Set exercise.
Drop every picture, then transcribe the remaining data exactly.

Provided data.
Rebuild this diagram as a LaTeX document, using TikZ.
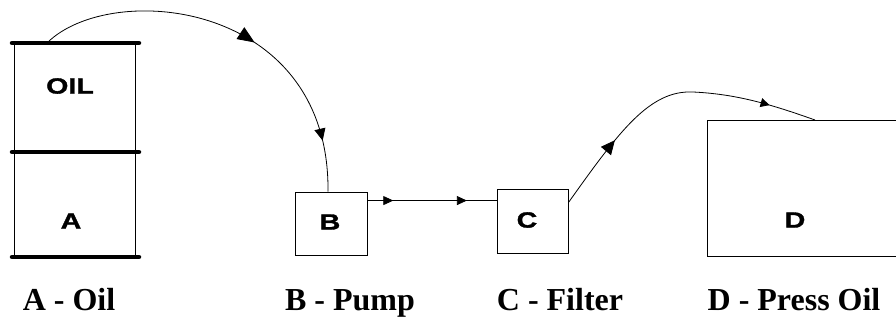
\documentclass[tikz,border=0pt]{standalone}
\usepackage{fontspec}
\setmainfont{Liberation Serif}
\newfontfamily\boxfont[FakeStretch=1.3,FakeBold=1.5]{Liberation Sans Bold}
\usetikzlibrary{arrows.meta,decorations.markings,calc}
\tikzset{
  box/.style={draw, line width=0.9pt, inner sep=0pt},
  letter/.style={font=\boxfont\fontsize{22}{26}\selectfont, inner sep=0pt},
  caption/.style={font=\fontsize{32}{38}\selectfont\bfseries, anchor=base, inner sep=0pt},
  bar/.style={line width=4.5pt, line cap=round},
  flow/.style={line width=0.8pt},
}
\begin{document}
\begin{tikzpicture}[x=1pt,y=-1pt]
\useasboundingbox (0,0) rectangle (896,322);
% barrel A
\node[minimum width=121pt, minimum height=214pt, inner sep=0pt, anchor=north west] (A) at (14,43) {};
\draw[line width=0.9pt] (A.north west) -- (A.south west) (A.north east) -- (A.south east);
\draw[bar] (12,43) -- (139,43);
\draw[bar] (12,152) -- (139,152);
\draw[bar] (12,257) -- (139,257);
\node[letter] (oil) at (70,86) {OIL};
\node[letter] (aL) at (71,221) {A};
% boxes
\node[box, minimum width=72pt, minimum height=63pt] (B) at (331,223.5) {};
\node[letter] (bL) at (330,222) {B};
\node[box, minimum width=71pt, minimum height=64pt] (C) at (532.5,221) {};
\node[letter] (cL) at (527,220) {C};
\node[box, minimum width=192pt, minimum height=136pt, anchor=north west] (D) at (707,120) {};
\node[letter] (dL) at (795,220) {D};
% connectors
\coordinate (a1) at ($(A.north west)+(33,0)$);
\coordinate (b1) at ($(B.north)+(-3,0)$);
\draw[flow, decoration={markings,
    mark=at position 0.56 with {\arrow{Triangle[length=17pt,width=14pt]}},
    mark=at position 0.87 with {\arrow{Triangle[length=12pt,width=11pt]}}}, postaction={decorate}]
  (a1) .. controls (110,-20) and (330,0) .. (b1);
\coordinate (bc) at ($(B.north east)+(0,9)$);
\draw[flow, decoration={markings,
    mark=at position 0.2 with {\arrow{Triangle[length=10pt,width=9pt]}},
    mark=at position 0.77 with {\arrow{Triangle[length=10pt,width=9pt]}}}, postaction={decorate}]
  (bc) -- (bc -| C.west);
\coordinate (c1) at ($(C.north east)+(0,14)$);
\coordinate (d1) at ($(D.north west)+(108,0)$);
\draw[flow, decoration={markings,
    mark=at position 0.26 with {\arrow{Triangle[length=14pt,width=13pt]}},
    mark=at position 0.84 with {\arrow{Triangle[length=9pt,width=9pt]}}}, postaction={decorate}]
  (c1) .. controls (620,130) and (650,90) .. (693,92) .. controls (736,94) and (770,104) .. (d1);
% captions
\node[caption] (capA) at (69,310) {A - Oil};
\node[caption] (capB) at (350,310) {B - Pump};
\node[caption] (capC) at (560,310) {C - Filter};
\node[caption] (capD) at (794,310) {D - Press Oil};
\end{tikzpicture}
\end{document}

Answer.
Rebuild this diagram as a LaTeX document, using TikZ.
\documentclass[tikz,border=0pt]{standalone}
\usepackage{fontspec}
\setmainfont{Liberation Serif}
\newfontfamily\boxfont[FakeStretch=1.3,FakeBold=1.5]{Liberation Sans Bold}
\usetikzlibrary{arrows.meta,decorations.markings,calc}
\tikzset{
  box/.style={draw, line width=0.9pt, inner sep=0pt},
  letter/.style={font=\boxfont\fontsize{22}{26}\selectfont, inner sep=0pt},
  caption/.style={font=\fontsize{32}{38}\selectfont\bfseries, anchor=base, inner sep=0pt},
  bar/.style={line width=4.5pt, line cap=round},
  flow/.style={line width=0.8pt},
}
\begin{document}
\begin{tikzpicture}[x=1pt,y=-1pt]
\useasboundingbox (0,0) rectangle (896,322);
% barrel A
\node[minimum width=121pt, minimum height=214pt, inner sep=0pt, anchor=north west] (A) at (14,43) {};
\draw[line width=0.9pt] (A.north west) -- (A.south west) (A.north east) -- (A.south east);
\draw[bar] (12,43) -- (139,43);
\draw[bar] (12,152) -- (139,152);
\draw[bar] (12,257) -- (139,257);
\node[letter] (oil) at (70,86) {OIL};
\node[letter] (aL) at (71,221) {A};
% boxes
\node[box, minimum width=72pt, minimum height=63pt] (B) at (331,223.5) {};
\node[letter] (bL) at (330,222) {B};
\node[box, minimum width=71pt, minimum height=64pt] (C) at (532.5,221) {};
\node[letter] (cL) at (527,220) {C};
\node[box, minimum width=192pt, minimum height=136pt, anchor=north west] (D) at (707,120) {};
\node[letter] (dL) at (795,220) {D};
% connectors
\coordinate (a1) at ($(A.north west)+(33,0)$);
\coordinate (b1) at ($(B.north)+(-3,0)$);
\draw[flow, decoration={markings,
    mark=at position 0.56 with {\arrow{Triangle[length=17pt,width=14pt]}},
    mark=at position 0.87 with {\arrow{Triangle[length=12pt,width=11pt]}}}, postaction={decorate}]
  (a1) .. controls (110,-20) and (330,0) .. (b1);
\coordinate (bc) at ($(B.north east)+(0,9)$);
\draw[flow, decoration={markings,
    mark=at position 0.2 with {\arrow{Triangle[length=10pt,width=9pt]}},
    mark=at position 0.77 with {\arrow{Triangle[length=10pt,width=9pt]}}}, postaction={decorate}]
  (bc) -- (bc -| C.west);
\coordinate (c1) at ($(C.north east)+(0,14)$);
\coordinate (d1) at ($(D.north west)+(108,0)$);
\draw[flow, decoration={markings,
    mark=at position 0.26 with {\arrow{Triangle[length=14pt,width=13pt]}},
    mark=at position 0.84 with {\arrow{Triangle[length=9pt,width=9pt]}}}, postaction={decorate}]
  (c1) .. controls (620,130) and (650,90) .. (693,92) .. controls (736,94) and (770,104) .. (d1);
% captions
\node[caption] (capA) at (69,310) {A - Oil};
\node[caption] (capB) at (350,310) {B - Pump};
\node[caption] (capC) at (560,310) {C - Filter};
\node[caption] (capD) at (794,310) {D - Press Oil};
\end{tikzpicture}
\end{document}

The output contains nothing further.